I have closely examined the word 'Examined' with the signature of the S. T. O. and dated '13-10-55' under a magnifying glass. It is very clear that the word 'examined' overlapping the seal of the Deputy Commercial Tax Officer, Madras, bearing the date 30th January 1957 is on or above the seal. From my examination under the magnifying glass, it is clear too me that the seal of the Deputy Commercial Tax Officer with the date 30th January 1957, was affixed earlier and the word 'Examined' was written above it after the seal was affixed and the date '13-10-55' and the signature of the S. T. O. were also put subsequently. It appears to be clear that this alleged examination by the S. T. O. is a subsequent invention, subsequent to 30th January 1957 with an earlier date put thereon Therefore, I have no hesitation in holding that Ext. D81 is an account subsequently written up and the seal and the signature of the S. T. O. with an earlier date produced for the purpose of this case. The same seal and signature etc., of the same S. T. O. have been procured on page 739 of Ext. D87 also.

(This is a matter for the Government to take up and it is for the Government to decide what action they should take against the Sales-tax Officer responsible for this. A copy of this judgment may be sent to the Government. The Registrar will keep Exts. D81 and D87 in safe custody and these account books will not be returned without orders of this Court).'

In pursuance of these observations of the learned Judge it appears that on 23-1-1964, the Board of Revenue, Commercial Taxes, Madras, served on the appellant in the above appeal, a notice calling upon him, to explain the irregularity committed in his capacity as the then Sales-tax Officer. 1st Circle, Alleppey, The show cause notice is stated to have quoted the first two out of the three paragraphs of the learned Judge's order, which we have extracted, above. Thereupon the appellant filed this appeal.

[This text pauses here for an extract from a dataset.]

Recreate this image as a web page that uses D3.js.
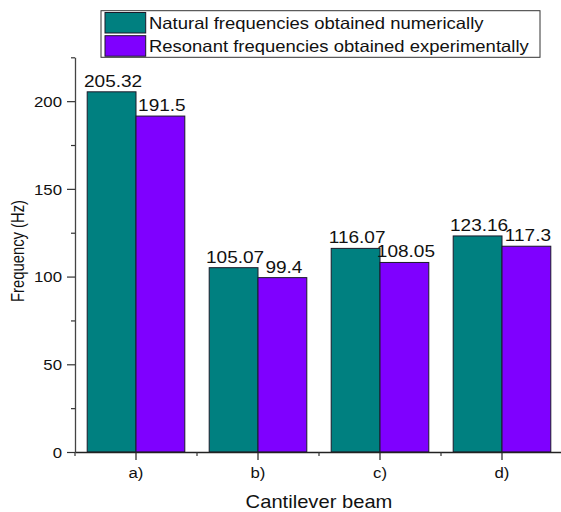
<!DOCTYPE html>
<html><head><meta charset="utf-8">
<script src="https://cdn.jsdelivr.net/npm/d3@7"></script>
<style>
body{margin:0;background:#fff}
text{font-family:"Liberation Sans",Arial,sans-serif;fill:#111}
</style>
</head><body><svg id="c" width="561" height="512"></svg>
<script>
const categories = ["a)", "b)", "c)", "d)"];
const seriesNames = ["Natural frequencies obtained numerically", "Resonant frequencies obtained experimentally"];
const numerical = [205.32, 105.07, 116.07, 123.16];
const experimental = [191.5, 99.4, 108.05, 117.3];
const yMajorTicks = [0, 50, 100, 150, 200];
const yMinorTicks = [25, 75, 125, 175, 225];
const seriesColors = ["#008080", "#7f00ff"];

const SX = 1.12;
const svg = d3.select("#c");
const plotLeft = 75, plotRight = 563, plotTop = 57.3, plotBottom = 452;

const y = d3.scaleLinear().domain([0, 225]).range([plotBottom, plotTop]);
const x = d3.scaleBand().domain(categories).range([plotLeft, plotRight]).paddingInner(0.2).paddingOuter(0.1);
const xs = d3.scaleBand().domain([0, 1]).range([0, x.bandwidth()]);
const series = [numerical, experimental];

function place(sel, px, py) {
  sel.attr("transform", `translate(${px},${py}) scale(${SX},1)`);
}

// bars
series.forEach((vals, si) => {
  svg.append("g").selectAll("rect").data(vals).join("rect")
    .attr("x", (d, i) => x(categories[i]) + xs(si))
    .attr("y", d => y(d))
    .attr("width", xs.bandwidth())
    .attr("height", d => y(0) - y(d))
    .attr("fill", seriesColors[si])
    .attr("stroke", "#1a1a2a").attr("stroke-width", 1);
  svg.append("g").selectAll("text").data(vals).join("text")
    .attr("text-anchor", "middle").attr("font-size", 17)
    .text(d => String(d))
    .each(function(d, i) {
      place(d3.select(this), x(categories[i]) + xs(si) + xs.bandwidth() / 2 + 1.5, y(d) - 5);
    });
});

// y axis
const yAxis = svg.append("g").attr("transform", `translate(${plotLeft},0)`)
  .call(d3.axisLeft(y).tickValues(yMajorTicks).tickSize(8).tickSizeOuter(0).tickPadding(5));
yAxis.attr("font-family", null).attr("font-size", null);
yAxis.select(".domain").attr("stroke", "#444").attr("stroke-width", 1.3);
yAxis.selectAll(".tick line").attr("stroke", "#333").attr("stroke-width", 1.2);
yAxis.selectAll(".tick text").attr("font-size", 15).attr("x", null).attr("dy", "0.35em")
  .style("fill", "#111")
  .each(function() { place(d3.select(this), -13, 0); });
const yMinor = svg.append("g").attr("transform", `translate(${plotLeft},0)`)
  .call(d3.axisLeft(y).tickValues(yMinorTicks).tickSize(4).tickFormat(""));
yMinor.select(".domain").remove();
yMinor.selectAll(".tick line").attr("stroke", "#333").attr("stroke-width", 1.2);

// x axis
const xAxis = svg.append("g").attr("transform", `translate(0,${plotBottom})`)
  .call(d3.axisBottom(x).tickSize(8).tickSizeOuter(0));
xAxis.attr("font-family", null).attr("font-size", null);
xAxis.select(".domain").attr("stroke", "#222").attr("stroke-width", 1.3);
xAxis.selectAll(".tick line").attr("stroke", "#222").attr("stroke-width", 1.2);
xAxis.selectAll(".tick text").attr("font-size", 15).attr("y", null).attr("dy", null)
  .style("fill", "#111")
  .each(function() { place(d3.select(this), 0, 25.5); });
const step = x.step();
const minorX = categories.map(c => x(c) + x.bandwidth() / 2 - step / 2)
  .concat([x(categories[categories.length - 1]) + x.bandwidth() / 2 + step / 2]);
svg.append("g").selectAll("line").data(minorX).join("line")
  .attr("x1", d => d).attr("x2", d => d)
  .attr("y1", plotBottom).attr("y2", plotBottom + 4)
  .attr("stroke", "#333").attr("stroke-width", 1.2);

// axis titles
place(svg.append("text").attr("text-anchor", "middle").attr("font-size", 18).text("Cantilever beam"),
  (plotLeft + plotRight) / 2, 508);
svg.append("text").attr("text-anchor", "middle").attr("font-size", 14.8)
  .attr("transform", `translate(23.5,251) scale(1.25,1) rotate(-90)`)
  .text("Frequency (Hz)");

// legend
const lg = svg.append("g");
lg.append("rect").attr("x", 101).attr("y", 10.7).attr("width", 439).attr("height", 46.6)
  .attr("fill", "#fff").attr("stroke", "#333").attr("stroke-width", 1);
seriesNames.forEach((name, i) => {
  lg.append("rect").attr("x", 105).attr("y", 12.5 + i * 23.2).attr("width", 40.7).attr("height", 20.5)
    .attr("fill", seriesColors[i]).attr("stroke", "#1a1a2a").attr("stroke-width", 1);
  place(lg.append("text").attr("font-size", 16.5).text(name), 149, 29.3 + i * 23);
});
</script>
</body></html>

66. We have examined the two account books Exts. D81 and D87 and also the signature, writing and seal and the juxtaposition of these. In spite of the challenge made by counsel for the appellant and for the 3rd respondent from specimen demonstrations before us, that it was impossible to be dogmatic in any given case from mere examination with the naked eye or with a magnifying glass, as to whether the seal is over the writing, or the writing over the seal, we are not satisfied that the observationsmade by the learned Judge are unjustified. Our own examination of the seal and writing only confirmed the learned Judge's impression and observations.

67. The appellant before us has only been issued a show-cause notice in pursuance of the observations made by the learned Judge in his judgment. He would hereafter have sufficient opportunity to explain, as he has attempted to do before us, that he was not a party to Application No. 1 of 1959, nor even a witness therein and had no occasion to explain the nature of the writing, signature and seal, or the circumstances under which they happened to be made and affixed.

68. We dismiss this appeal, but without any order as to costs.